# Instructions to follow:
Gather all lines in the data that hold the string "with".

# Supplied material:
_ _ _ _ _ _ _

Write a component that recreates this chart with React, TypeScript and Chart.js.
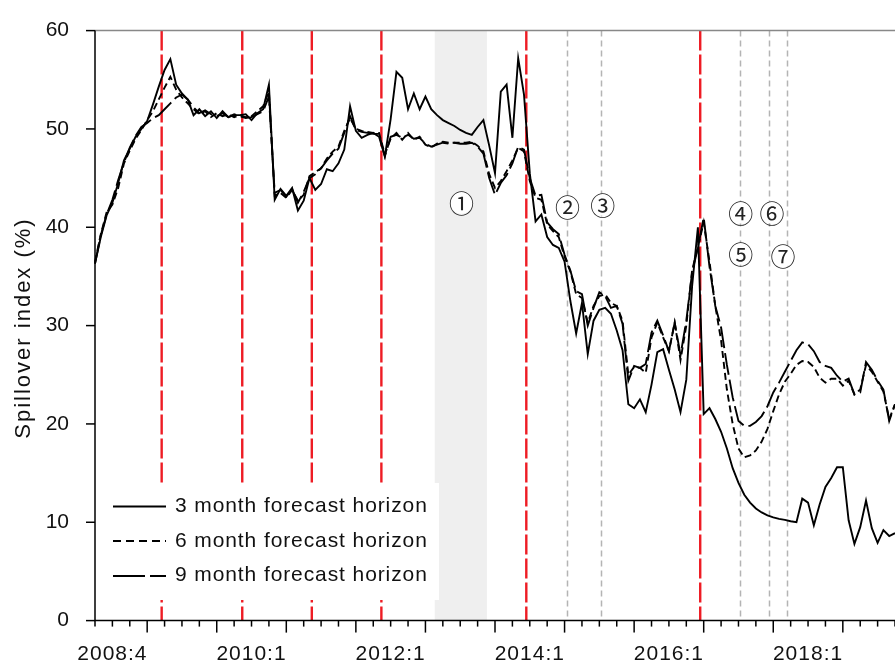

_ _ _ _ _ _ _

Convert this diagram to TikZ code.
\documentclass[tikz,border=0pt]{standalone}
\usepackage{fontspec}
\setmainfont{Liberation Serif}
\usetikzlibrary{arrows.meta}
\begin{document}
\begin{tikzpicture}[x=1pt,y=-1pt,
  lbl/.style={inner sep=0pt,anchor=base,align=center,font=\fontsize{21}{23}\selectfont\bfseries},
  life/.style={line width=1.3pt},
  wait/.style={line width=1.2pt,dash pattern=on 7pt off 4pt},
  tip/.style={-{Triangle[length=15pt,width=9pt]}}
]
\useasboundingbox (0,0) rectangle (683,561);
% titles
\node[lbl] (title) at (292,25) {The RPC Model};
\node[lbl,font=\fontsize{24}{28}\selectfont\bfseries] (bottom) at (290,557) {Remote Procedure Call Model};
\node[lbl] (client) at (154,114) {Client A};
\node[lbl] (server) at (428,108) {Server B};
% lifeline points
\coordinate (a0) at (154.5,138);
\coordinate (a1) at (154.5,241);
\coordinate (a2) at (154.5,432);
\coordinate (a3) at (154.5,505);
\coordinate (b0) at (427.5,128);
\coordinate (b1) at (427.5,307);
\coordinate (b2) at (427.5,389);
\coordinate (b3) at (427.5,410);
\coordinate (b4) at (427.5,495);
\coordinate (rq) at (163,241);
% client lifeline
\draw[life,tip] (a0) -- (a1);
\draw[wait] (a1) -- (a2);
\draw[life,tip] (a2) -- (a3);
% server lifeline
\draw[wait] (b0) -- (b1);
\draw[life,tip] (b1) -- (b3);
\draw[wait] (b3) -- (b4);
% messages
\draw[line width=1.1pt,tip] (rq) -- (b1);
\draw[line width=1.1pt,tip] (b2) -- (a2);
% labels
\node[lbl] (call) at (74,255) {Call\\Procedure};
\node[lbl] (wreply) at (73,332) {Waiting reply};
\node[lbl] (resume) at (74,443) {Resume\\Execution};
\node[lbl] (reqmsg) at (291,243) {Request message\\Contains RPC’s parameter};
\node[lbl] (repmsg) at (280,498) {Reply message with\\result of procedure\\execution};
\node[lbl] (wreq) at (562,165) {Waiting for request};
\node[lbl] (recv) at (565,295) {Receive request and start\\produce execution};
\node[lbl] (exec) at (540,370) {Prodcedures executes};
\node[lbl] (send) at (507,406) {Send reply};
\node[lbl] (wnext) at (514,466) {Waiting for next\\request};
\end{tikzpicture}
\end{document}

_ _ _ _ _ _ _

# Solved problem:
Write a component that recreates this chart with React, TypeScript and Chart.js.
\node[lbl] (repmsg) at (280,498) {Reply message with\\result of procedure\\execution};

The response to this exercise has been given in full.